**Data extract:**
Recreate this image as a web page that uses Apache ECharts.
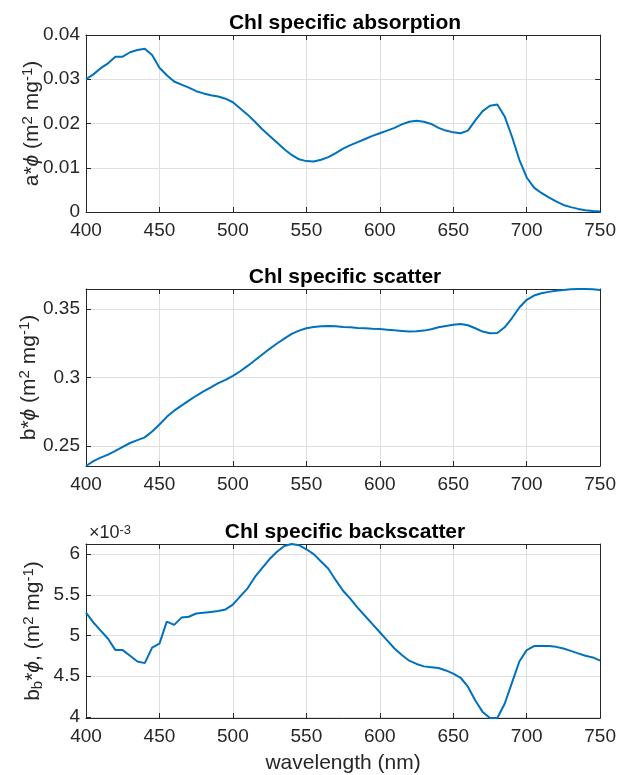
<!DOCTYPE html>
<html><head><meta charset="utf-8">
<script src="https://cdn.jsdelivr.net/npm/echarts@6/dist/echarts.min.js"></script>
<style>html,body{margin:0;padding:0;background:#fff}#c{width:619px;height:775px}</style>
</head><body><div id="c"></div>
<script>
// wavelength (nm)
const wavelength = [400,405,410,415,420,425,430,435,440,445,450,455,460,465,470,475,480,485,490,495,
  500,505,510,515,520,525,530,535,540,545,550,555,560,565,570,575,580,585,590,595,
  600,605,610,615,620,625,630,635,640,645,650,655,660,665,670,675,680,685,690,695,
  700,705,710,715,720,725,730,735,740,745,750];
// Chl specific absorption a*phi (m2 mg-1)
const absorption = [0.0300,0.0311,0.0325,0.0336,0.0351,0.0351,0.0361,0.0366,0.0369,0.0355,
  0.0326,0.0309,0.0295,0.0288,0.0281,0.0273,0.0268,0.0264,0.0261,0.0256,
  0.0248,0.0234,0.0220,0.0204,0.0187,0.0172,0.0157,0.0142,0.0129,0.0119,
  0.0115,0.0114,0.0118,0.0124,0.0133,0.0143,0.0151,0.0158,0.0165,0.0172,
  0.0178,0.0184,0.0190,0.0198,0.0204,0.0206,0.0204,0.0199,0.0190,0.0184,
  0.0180,0.0178,0.0184,0.0207,0.0228,0.0240,0.0243,0.0216,0.0170,0.0118,
  0.0078,0.0055,0.0043,0.0033,0.0024,0.0016,0.0011,0.0007,0.0004,0.0002,0.0001];
// Chl specific scatter b*phi (m2 mg-1)
const scatter = [0.2354,0.2389,0.2415,0.2437,0.2464,0.2493,0.2522,0.2543,0.2563,0.2606,
  0.2657,0.2713,0.2758,0.2795,0.2831,0.2867,0.2899,0.2928,0.2959,0.2983,
  0.3012,0.3046,0.3085,0.3126,0.3169,0.3210,0.3249,0.3285,0.3319,0.3343,
  0.3360,0.3370,0.3374,0.3377,0.3374,0.3370,0.3367,0.3362,0.3360,0.3357,
  0.3355,0.3350,0.3345,0.3341,0.3336,0.3338,0.3343,0.3353,0.3367,0.3377,
  0.3386,0.3391,0.3382,0.3360,0.3336,0.3324,0.3326,0.3367,0.3435,0.3512,
  0.3568,0.3599,0.3616,0.3626,0.3635,0.3640,0.3645,0.3647,0.3647,0.3645,0.3640];
// Chl specific backscatter bb*phi, in units of 10^-3 m2 mg-1
const backscatter = [5.28,5.16,5.06,4.96,4.82,4.82,4.75,4.68,4.66,4.85,
  4.90,5.17,5.13,5.22,5.23,5.27,5.28,5.29,5.30,5.32,
  5.38,5.48,5.58,5.72,5.83,5.94,6.03,6.10,6.125,6.11,
  6.06,6.00,5.91,5.82,5.68,5.55,5.45,5.34,5.24,5.14,
  5.04,4.94,4.84,4.76,4.69,4.65,4.62,4.61,4.60,4.57,
  4.53,4.48,4.37,4.20,4.06,3.985,3.985,4.16,4.42,4.68,
  4.82,4.87,4.87,4.87,4.86,4.84,4.81,4.78,4.75,4.73,4.69];
const absTicks = [0,0.01,0.02,0.03,0.04];
const scatTicks = [0.25,0.3,0.35];
const bbTicks = [4,4.5,5,5.5,6];
const titles = ['Chl specific absorption','Chl specific scatter','Chl specific backscatter'];

const FONT = "'Liberation Sans', Arial, Helvetica, sans-serif";
const AX = '#262626';
const GRIDC = '#dfdfdf';
const gridTops = [35, 289, 544];
const PH = 177;

function xAxes(i) {
  const common = {type:'value', gridIndex:i, min:400, max:750, interval:50,
    axisLine:{show:true, onZero:false, lineStyle:{color:AX, width:1}},
    axisTick:{show:true, inside:true, length:5, lineStyle:{color:AX}}};
  return [
    Object.assign({}, common, {position:'bottom',
      splitLine:{show:true, lineStyle:{color:GRIDC, width:1}},
      axisLabel:{show:true, color:AX, fontSize:19, fontFamily:FONT, margin:9},
      name: i===2 ? 'wavelength (nm)' : '', nameLocation:'middle', nameGap:35, nameMoveOverlap:false,
      nameTextStyle:{color:AX, fontSize:21, fontFamily:FONT}}),
    Object.assign({}, common, {position:'top', splitLine:{show:false}, axisLabel:{show:false}})
  ];
}
const richName = {
  n:{fontSize:21, fontFamily:FONT, color:AX, lineHeight:24},
  i:{fontSize:21, fontFamily:FONT, color:AX, fontStyle:'italic', lineHeight:24},
  sup:{fontSize:15, fontFamily:FONT, color:AX, verticalAlign:'top', lineHeight:15},
  sub:{fontSize:15, fontFamily:FONT, color:AX, verticalAlign:'bottom', lineHeight:15}
};
const yNames = [
  '{n|a*}{i|ϕ}{n| (m}{sup|2}{n| mg}{sup|-1}{n|)}',
  '{n|b*}{i|ϕ}{n| (m}{sup|2}{n| mg}{sup|-1}{n|)}',
  '{n|b}{sub|b}{n|*}{i|ϕ}{n|, (m}{sup|2}{n| mg}{sup|-1}{n|)}'
];
const yCfg = [
  {min:0, max:0.04, ticks:absTicks, gap:42},
  {min:'dataMin', max:'dataMax', ticks:scatTicks, gap:45},
  {min:'dataMin', max:'dataMax', ticks:bbTicks, gap:41}
];
function yAxes(i) {
  const c = yCfg[i];
  const common = {type:'value', gridIndex:i, min:c.min, max:c.max, scale:true,
    axisLine:{show:true, onZero:false, lineStyle:{color:AX, width:1}},
    axisTick:{show:true, inside:true, length:5, lineStyle:{color:AX}, customValues:c.ticks}};
  return [
    Object.assign({}, common, {position:'left',
      splitLine:{show:true, lineStyle:{color:GRIDC, width:1}},
      axisLabel:{show:true, color:AX, fontSize:19, fontFamily:FONT, margin:6, customValues:c.ticks},
      name:yNames[i], nameLocation:'middle', nameGap:c.gap, nameRotate:90, nameMoveOverlap:false,
      nameTextStyle:{color:AX, fontSize:21, fontFamily:FONT, rich:richName}}),
    Object.assign({}, common, {position:'right', splitLine:{show:false}, axisLabel:{show:false}})
  ];
}
const dataSets = [absorption, scatter, backscatter];
const option = {
  animation:false,
  backgroundColor:'#fff',
  title: titles.map((t,i)=>({text:t, left:340, textAlign:'center', top:gridTops[i]-27,
    textStyle:{fontSize:21, fontWeight:'bold', color:'#000', fontFamily:FONT}})),
  grid: gridTops.map(t=>({left:86, top:t, width:518, height:PH, containLabel:false})),
  xAxis: [].concat(xAxes(0), xAxes(1), xAxes(2)),
  yAxis: [].concat(yAxes(0), yAxes(1), yAxes(2)),
  series: dataSets.map((d,i)=>({type:'line', xAxisIndex:i*2, yAxisIndex:i*2,
    data: wavelength.map((w,k)=>[w, d[k]]), showSymbol:false, symbol:'none',
    lineStyle:{color:'#0072BD', width:2}, clip:false})),
  graphic:[{type:'text', left:89, top:524,
    style:{text:'×10{s|-3}', fill:AX, font:"18px "+FONT,
      rich:{s:{fontSize:13, fontFamily:FONT, fill:AX, verticalAlign:'top', lineHeight:13}}}}]
};
const chart = echarts.init(document.getElementById('c'), null, {renderer:'canvas'});
chart.setOption(option);
</script>
</body></html>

**What to produce:**
Go through the listing above and write it all out exactly, leaving out any picture.

**Output for this task:**
Recreate this image as a web page that uses Apache ECharts.
<!DOCTYPE html>
<html><head><meta charset="utf-8">
<script src="https://cdn.jsdelivr.net/npm/echarts@6/dist/echarts.min.js"></script>
<style>html,body{margin:0;padding:0;background:#fff}#c{width:619px;height:775px}</style>
</head><body><div id="c"></div>
<script>
// wavelength (nm)
const wavelength = [400,405,410,415,420,425,430,435,440,445,450,455,460,465,470,475,480,485,490,495,
  500,505,510,515,520,525,530,535,540,545,550,555,560,565,570,575,580,585,590,595,
  600,605,610,615,620,625,630,635,640,645,650,655,660,665,670,675,680,685,690,695,
  700,705,710,715,720,725,730,735,740,745,750];
// Chl specific absorption a*phi (m2 mg-1)
const absorption = [0.0300,0.0311,0.0325,0.0336,0.0351,0.0351,0.0361,0.0366,0.0369,0.0355,
  0.0326,0.0309,0.0295,0.0288,0.0281,0.0273,0.0268,0.0264,0.0261,0.0256,
  0.0248,0.0234,0.0220,0.0204,0.0187,0.0172,0.0157,0.0142,0.0129,0.0119,
  0.0115,0.0114,0.0118,0.0124,0.0133,0.0143,0.0151,0.0158,0.0165,0.0172,
  0.0178,0.0184,0.0190,0.0198,0.0204,0.0206,0.0204,0.0199,0.0190,0.0184,
  0.0180,0.0178,0.0184,0.0207,0.0228,0.0240,0.0243,0.0216,0.0170,0.0118,
  0.0078,0.0055,0.0043,0.0033,0.0024,0.0016,0.0011,0.0007,0.0004,0.0002,0.0001];
// Chl specific scatter b*phi (m2 mg-1)
const scatter = [0.2354,0.2389,0.2415,0.2437,0.2464,0.2493,0.2522,0.2543,0.2563,0.2606,
  0.2657,0.2713,0.2758,0.2795,0.2831,0.2867,0.2899,0.2928,0.2959,0.2983,
  0.3012,0.3046,0.3085,0.3126,0.3169,0.3210,0.3249,0.3285,0.3319,0.3343,
  0.3360,0.3370,0.3374,0.3377,0.3374,0.3370,0.3367,0.3362,0.3360,0.3357,
  0.3355,0.3350,0.3345,0.3341,0.3336,0.3338,0.3343,0.3353,0.3367,0.3377,
  0.3386,0.3391,0.3382,0.3360,0.3336,0.3324,0.3326,0.3367,0.3435,0.3512,
  0.3568,0.3599,0.3616,0.3626,0.3635,0.3640,0.3645,0.3647,0.3647,0.3645,0.3640];
// Chl specific backscatter bb*phi, in units of 10^-3 m2 mg-1
const backscatter = [5.28,5.16,5.06,4.96,4.82,4.82,4.75,4.68,4.66,4.85,
  4.90,5.17,5.13,5.22,5.23,5.27,5.28,5.29,5.30,5.32,
  5.38,5.48,5.58,5.72,5.83,5.94,6.03,6.10,6.125,6.11,
  6.06,6.00,5.91,5.82,5.68,5.55,5.45,5.34,5.24,5.14,
  5.04,4.94,4.84,4.76,4.69,4.65,4.62,4.61,4.60,4.57,
  4.53,4.48,4.37,4.20,4.06,3.985,3.985,4.16,4.42,4.68,
  4.82,4.87,4.87,4.87,4.86,4.84,4.81,4.78,4.75,4.73,4.69];
const absTicks = [0,0.01,0.02,0.03,0.04];
const scatTicks = [0.25,0.3,0.35];
const bbTicks = [4,4.5,5,5.5,6];
const titles = ['Chl specific absorption','Chl specific scatter','Chl specific backscatter'];

const FONT = "'Liberation Sans', Arial, Helvetica, sans-serif";
const AX = '#262626';
const GRIDC = '#dfdfdf';
const gridTops = [35, 289, 544];
const PH = 177;

function xAxes(i) {
  const common = {type:'value', gridIndex:i, min:400, max:750, interval:50,
    axisLine:{show:true, onZero:false, lineStyle:{color:AX, width:1}},
    axisTick:{show:true, inside:true, length:5, lineStyle:{color:AX}}};
  return [
    Object.assign({}, common, {position:'bottom',
      splitLine:{show:true, lineStyle:{color:GRIDC, width:1}},
      axisLabel:{show:true, color:AX, fontSize:19, fontFamily:FONT, margin:9},
      name: i===2 ? 'wavelength (nm)' : '', nameLocation:'middle', nameGap:35, nameMoveOverlap:false,
      nameTextStyle:{color:AX, fontSize:21, fontFamily:FONT}}),
    Object.assign({}, common, {position:'top', splitLine:{show:false}, axisLabel:{show:false}})
  ];
}
const richName = {
  n:{fontSize:21, fontFamily:FONT, color:AX, lineHeight:24},
  i:{fontSize:21, fontFamily:FONT, color:AX, fontStyle:'italic', lineHeight:24},
  sup:{fontSize:15, fontFamily:FONT, color:AX, verticalAlign:'top', lineHeight:15},
  sub:{fontSize:15, fontFamily:FONT, color:AX, verticalAlign:'bottom', lineHeight:15}
};
const yNames = [
  '{n|a*}{i|ϕ}{n| (m}{sup|2}{n| mg}{sup|-1}{n|)}',
  '{n|b*}{i|ϕ}{n| (m}{sup|2}{n| mg}{sup|-1}{n|)}',
  '{n|b}{sub|b}{n|*}{i|ϕ}{n|, (m}{sup|2}{n| mg}{sup|-1}{n|)}'
];
const yCfg = [
  {min:0, max:0.04, ticks:absTicks, gap:42},
  {min:'dataMin', max:'dataMax', ticks:scatTicks, gap:45},
  {min:'dataMin', max:'dataMax', ticks:bbTicks, gap:41}
];
function yAxes(i) {
  const c = yCfg[i];
  const common = {type:'value', gridIndex:i, min:c.min, max:c.max, scale:true,
    axisLine:{show:true, onZero:false, lineStyle:{color:AX, width:1}},
    axisTick:{show:true, inside:true, length:5, lineStyle:{color:AX}, customValues:c.ticks}};
  return [
    Object.assign({}, common, {position:'left',
      splitLine:{show:true, lineStyle:{color:GRIDC, width:1}},
      axisLabel:{show:true, color:AX, fontSize:19, fontFamily:FONT, margin:6, customValues:c.ticks},
      name:yNames[i], nameLocation:'middle', nameGap:c.gap, nameRotate:90, nameMoveOverlap:false,
      nameTextStyle:{color:AX, fontSize:21, fontFamily:FONT, rich:richName}}),
    Object.assign({}, common, {position:'right', splitLine:{show:false}, axisLabel:{show:false}})
  ];
}
const dataSets = [absorption, scatter, backscatter];
const option = {
  animation:false,
  backgroundColor:'#fff',
  title: titles.map((t,i)=>({text:t, left:340, textAlign:'center', top:gridTops[i]-27,
    textStyle:{fontSize:21, fontWeight:'bold', color:'#000', fontFamily:FONT}})),
  grid: gridTops.map(t=>({left:86, top:t, width:518, height:PH, containLabel:false})),
  xAxis: [].concat(xAxes(0), xAxes(1), xAxes(2)),
  yAxis: [].concat(yAxes(0), yAxes(1), yAxes(2)),
  series: dataSets.map((d,i)=>({type:'line', xAxisIndex:i*2, yAxisIndex:i*2,
    data: wavelength.map((w,k)=>[w, d[k]]), showSymbol:false, symbol:'none',
    lineStyle:{color:'#0072BD', width:2}, clip:false})),
  graphic:[{type:'text', left:89, top:524,
    style:{text:'×10{s|-3}', fill:AX, font:"18px "+FONT,
      rich:{s:{fontSize:13, fontFamily:FONT, fill:AX, verticalAlign:'top', lineHeight:13}}}}]
};
const chart = echarts.init(document.getElementById('c'), null, {renderer:'canvas'});
chart.setOption(option);
</script>
</body></html>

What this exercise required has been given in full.